Non-Autoregressive Generation
Since autoregressive generation requires recursive decoding, it cannot be parallelized, leading to slower decoding speeds. Therefore, in recent years, many works have been researching non-autoregressive generation and have achieved significant results. Simply put, non-autoregressive generation aims to find ways to make the decoding of each character parallelizable. The simplest non-autoregressive model directly assumes that each character is independent:
\begin{equation}p(y_1,y_2,\dots,y_n|x)=p(y_1|x)p(y_2|x)\dots p(y_n|x)\label{eq:nat}\end{equation}
This is a very strong assumption and is only applicable in specific cases. If used directly for general text generation tasks like automatic summarization, the results would be quite poor. For more complex work related to non-autoregressive generation, one can find plenty of resources by searching for "non-autoregressive text generation" on Arxiv or Google.
As the title mentions, the reading comprehension method in this article is "based on MLM." Readers familiar with the BERT model know that MLM (Masked Language Model) is actually a special case of $\eqref{eq:nat}$, so generation models based on MLM fall under the category of non-autoregressive generation.
Model Introduction
The "introduction" is indeed brief because using MLM for reading comprehension is very simple.
Model Diagram
First, define a maximum length $l_{\max}$. Then, concatenate the question and the passage, and insert $l_{\max}$ [MASK] tokens within them. This is fed into BERT, and finally, the [MASK] parts are used to predict the answer (this applies to both the training and prediction stages), as shown in the following diagram:
Model diagram for reading comprehension using MLM (where [M] represents the [MASK] token)
Code and Results
Code link: task_reading_comprehension_by_mlm.py
Ultimately, using SogouQA's own evaluation script, the valid set score is approximately 0.77 (Accuracy=0.7282149325820084, F1=0.8207266829447049, Final=0.7744708077633566). This is level with the previous "Universal seq2seq" model, but the prediction speed is significantly improved. The previous seq2seq solution could only predict about 2 items per second, while the current method reaches 12 items per second—a 6x speedup without sacrificing performance.
Which One to Choose?
In principle, seq2seq is universal, and in principle, the modeling of $\eqref{eq:at}$ used by seq2seq is more reasonable than the $\eqref{eq:nat}$ used by MLM. Why can the MLM solution achieve performance level with seq2seq? When should one use MLM, and when should one use seq2seq?
Training and Prediction
First, the biggest problem with seq2seq is its slowness, especially for long text generation. Therefore, if high efficiency is required, one naturally has to abandon the seq2seq approach.
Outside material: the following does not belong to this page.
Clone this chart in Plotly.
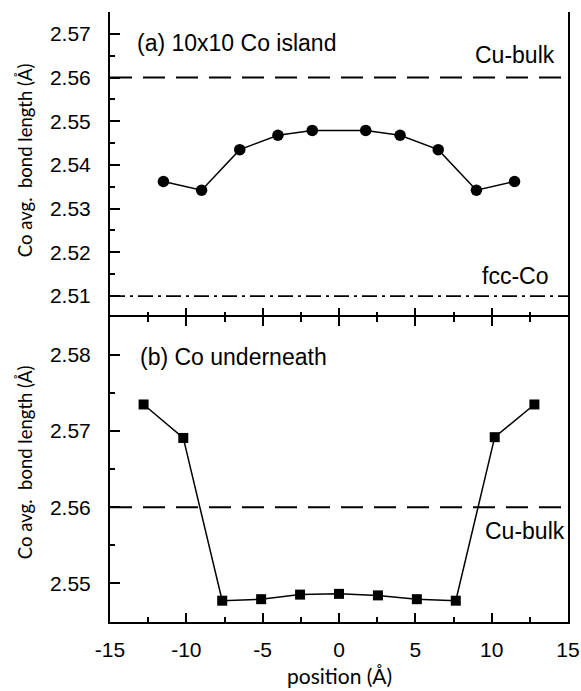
import plotly.graph_objects as go

# Panel (a): 10x10 Co island
pos_a = [-11.5, -9.0, -6.5, -4.0, -1.75, 1.75, 4.0, 6.5, 9.0, 11.5]
bond_a = [2.5362, 2.5342, 2.5435, 2.5468, 2.5479, 2.5479, 2.5468, 2.5435, 2.5342, 2.5362]

# Panel (b): Co underneath
pos_b = [-12.8, -10.2, -7.65, -5.1, -2.55, 0.0, 2.55, 5.1, 7.65, 10.2, 12.8]
bond_b = [2.5735, 2.5691, 2.5477, 2.5479, 2.5485, 2.5486, 2.5484, 2.5479, 2.5477, 2.5692, 2.5735]

# Reference lines
cu_bulk = 2.56
fcc_co = 2.51

x_range = [-15, 15]
x_ticks = [-15, -10, -5, 0, 5, 10, 15]
x_ticktext = ["-15", "-10", "-5", "0", "5", "10", "15"]
ya_range = [2.5052, 2.575]
ya_ticks = [2.51, 2.52, 2.53, 2.54, 2.55, 2.56, 2.57]
yb_range = [2.5449, 2.585]
yb_ticks = [2.55, 2.56, 2.57, 2.58]

TICKFONT = dict(family="Liberation Sans, Arial, sans-serif", size=21, color="black")
ANNFONT = dict(family="Liberation Sans, Arial, sans-serif", size=23, color="black")
TITLEFONT = dict(family="Lato, Open Sans, sans-serif", size=18.5, color="black")

fig = go.Figure()

fig.add_trace(go.Scatter(x=pos_a, y=bond_a, mode="lines+markers", xaxis="x2", yaxis="y2",
                         line=dict(color="black", width=1.5),
                         marker=dict(symbol="circle", size=11.5, color="black"),
                         showlegend=False))
fig.add_trace(go.Scatter(x=pos_b, y=bond_b, mode="lines+markers", xaxis="x", yaxis="y",
                         line=dict(color="black", width=1.5),
                         marker=dict(symbol="square", size=10, color="black"),
                         showlegend=False))

# Horizontal reference lines
fig.add_trace(go.Scatter(x=x_range, y=[cu_bulk, cu_bulk], mode="lines", xaxis="x2", yaxis="y2",
                         line=dict(color="black", width=2, dash="22px,11px"), showlegend=False,
                         hoverinfo="skip"))
fig.add_trace(go.Scatter(x=x_range, y=[fcc_co, fcc_co], mode="lines", xaxis="x2", yaxis="y2",
                         line=dict(color="black", width=1.8, dash="15px,5px,3px,5px"), showlegend=False,
                         hoverinfo="skip"))
fig.add_trace(go.Scatter(x=x_range, y=[cu_bulk, cu_bulk], mode="lines", xaxis="x", yaxis="y",
                         line=dict(color="black", width=2, dash="22px,11px"), showlegend=False,
                         hoverinfo="skip"))

common_x = dict(range=x_range, tickvals=x_ticks, ticktext=x_ticktext, ticks="inside",
                ticklen=9, tickwidth=2, automargin=False,
                tickcolor="black", linecolor="black", linewidth=2,
                showgrid=False, zeroline=False,
                minor=dict(dtick=2.5, tick0=0, ticks="inside", ticklen=5, tickwidth=1.5,
                           tickcolor="black", showgrid=False))
common_y = dict(ticks="inside", ticklen=10, tickwidth=2, tickcolor="black", automargin=False,
                showline=True, linecolor="black", linewidth=2, mirror=True,
                showgrid=False, zeroline=False, tickfont=TICKFONT, ticklabelstandoff=13,
                minor=dict(dtick=0.005, ticks="inside", ticklen=5, tickwidth=1.5,
                           tickcolor="black", showgrid=False))

fig.update_layout(
    width=581, height=691,
    margin=dict(l=110, r=13, t=12, b=69),
    paper_bgcolor="white", plot_bgcolor="white",
    xaxis=dict(**common_x, anchor="y", domain=[0, 1], mirror="ticks", showline=True,
               tickfont=TICKFONT, ticklabelstandoff=8),
    xaxis2=dict(**common_x, anchor="y2", domain=[0, 1], matches="x", showline=False,
                showticklabels=False),
    yaxis=dict(**common_y, domain=[0, 0.5], range=yb_range, tickvals=yb_ticks,
               ticktext=[f"{v:.2f}" for v in yb_ticks], anchor="x"),
    yaxis2=dict(**common_y, domain=[0.5, 1], range=ya_range, tickvals=ya_ticks,
                ticktext=[f"{v:.2f}" for v in ya_ticks], anchor="x2"),
    annotations=[
        dict(text="(a) 10x10 Co island", x=-13.36, y=2.5679, xref="x2", yref="y2",
             xanchor="left", yanchor="middle", showarrow=False, font=ANNFONT),
        dict(text="Cu-bulk", x=14.27, y=2.5652, xref="x2", yref="y2",
             xanchor="right", yanchor="middle", showarrow=False, font=ANNFONT),
        dict(text="fcc-Co", x=13.83, y=2.5146, xref="x2", yref="y2",
             xanchor="right", yanchor="middle", showarrow=False, font=ANNFONT),
        dict(text="(b) Co underneath", x=-13.15, y=2.5798, xref="x", yref="y",
             xanchor="left", yanchor="middle", showarrow=False, font=ANNFONT),
        dict(text="Cu-bulk", x=9.46, y=2.5569, xref="x", yref="y",
             xanchor="left", yanchor="middle", showarrow=False, font=ANNFONT),
        dict(text="Co avg.  bond length (Å)", x=-0.1857, y=0.757, xref="paper", yref="paper",
             xanchor="center", yanchor="middle", textangle=-90, showarrow=False, font=TITLEFONT),
        dict(text="Co avg.  bond length (Å)", x=-0.1857, y=0.262, xref="paper", yref="paper",
             xanchor="center", yanchor="middle", textangle=-90, showarrow=False, font=TITLEFONT),
        dict(text="position (Å)", x=0.5, y=-0.088, xref="paper", yref="paper",
             xanchor="center", yanchor="middle", showarrow=False,
             font=dict(family="Lato, Open Sans, sans-serif", size=21, color="black")),
    ],
)

fig.write_html("out.html", post_script="document.body.style.margin='0';",
               config={"displayModeBar": False})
If efficiency isn't a concern, is seq2seq always the best? Not necessarily. Although $\eqref{eq:at}$ is more accurate from a modeling perspective, seq2seq training is done via teacher forcing, which leads to the "exposure bias" problem: during training, the input at each step comes from the ground truth text; during generation, the input at each step comes from the output of the previous step. Thus, if one character is poorly generated, the error may propagate, making subsequent generation worse and worse.
In short, there is an inconsistency between training and prediction, which can lead to error accumulation. In contrast, the MLM-based approach behaves identifyingly during training and prediction because it does not require ground truth labels as input (the answer position is filled with [MASK] during prediction). Thus, there is no error accumulation. Furthermore, because of this feature, decoding no longer requires recursion and can be parallelized, increasing decoding speed.
Unique Correct Answer
Additionally, non-autoregressive generation like MLM is relatively more suitable for short text generation because shorter texts better fit the independence assumption. At the same time, non-autoregressive generation is suitable for scenarios where "there is only one correct answer." The reading comprehension task in this article is primarily extractive, which corresponds exactly to this scenario, hence MLM performs well.
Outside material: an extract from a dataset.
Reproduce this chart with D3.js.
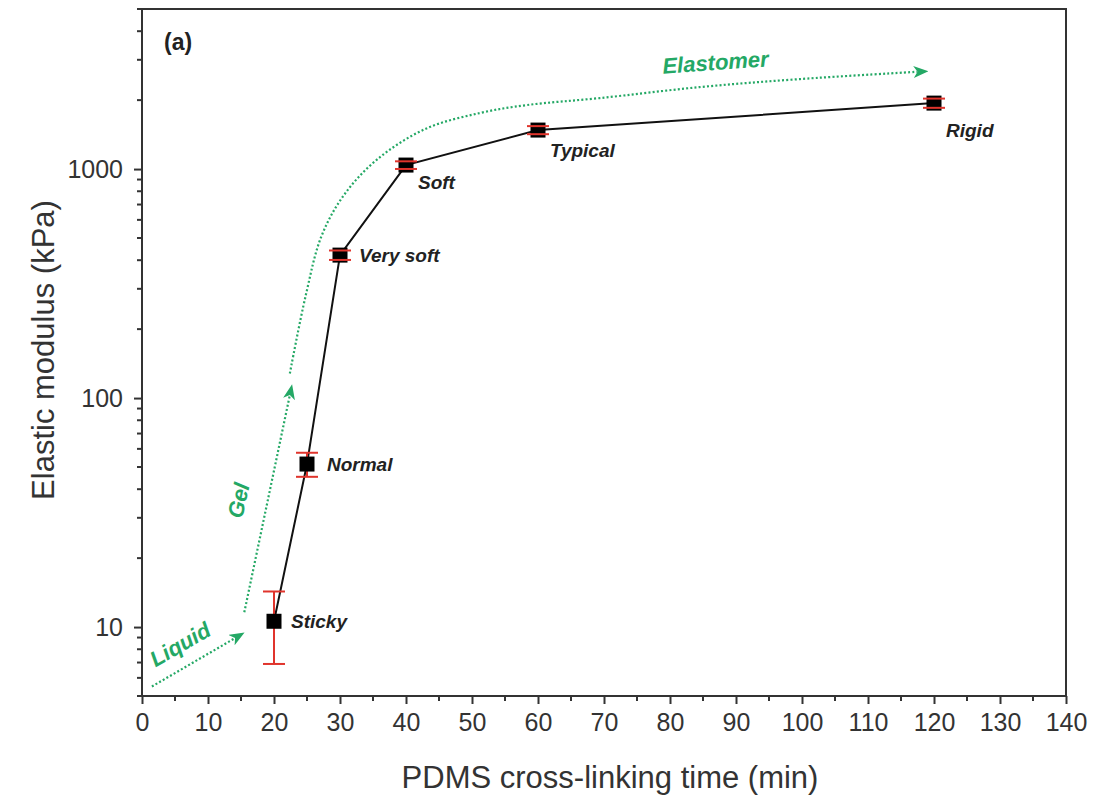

In fact, sequence labeling models like frame-by-frame Softmax or CRF can also be seen as non-autoregressive generation models. I believe the fundamental reason they are effective is that the "correct answer sequence is unique," rather than the intuitive belief that "input and output are aligned." That is to say, if the condition "there is only one correct answer" is met, then non-autoregressive generation can be considered.
Note that "unique answer" here does not mean each sample has only one human-annotated answer, but rather that the task is designed such that the answer is unique. For example, in word segmentation, once the labeling method is designed, each sentence corresponds to exactly one correct segmentation scheme. In contrast, for title generation, a single article can clearly have different titles; therefore, the answer to title generation is not unique (even if only one title is provided for each article in the training data).
Summary
This article experimented with non-autoregressive generation via MLM for reading comprehension QA and found that the final results were not bad, while the speed increased several times. Additionally, the article briefly compared autoregressive and non-autoregressive generation, analyzing when the non-autoregressive solution is applicable and the reasons why.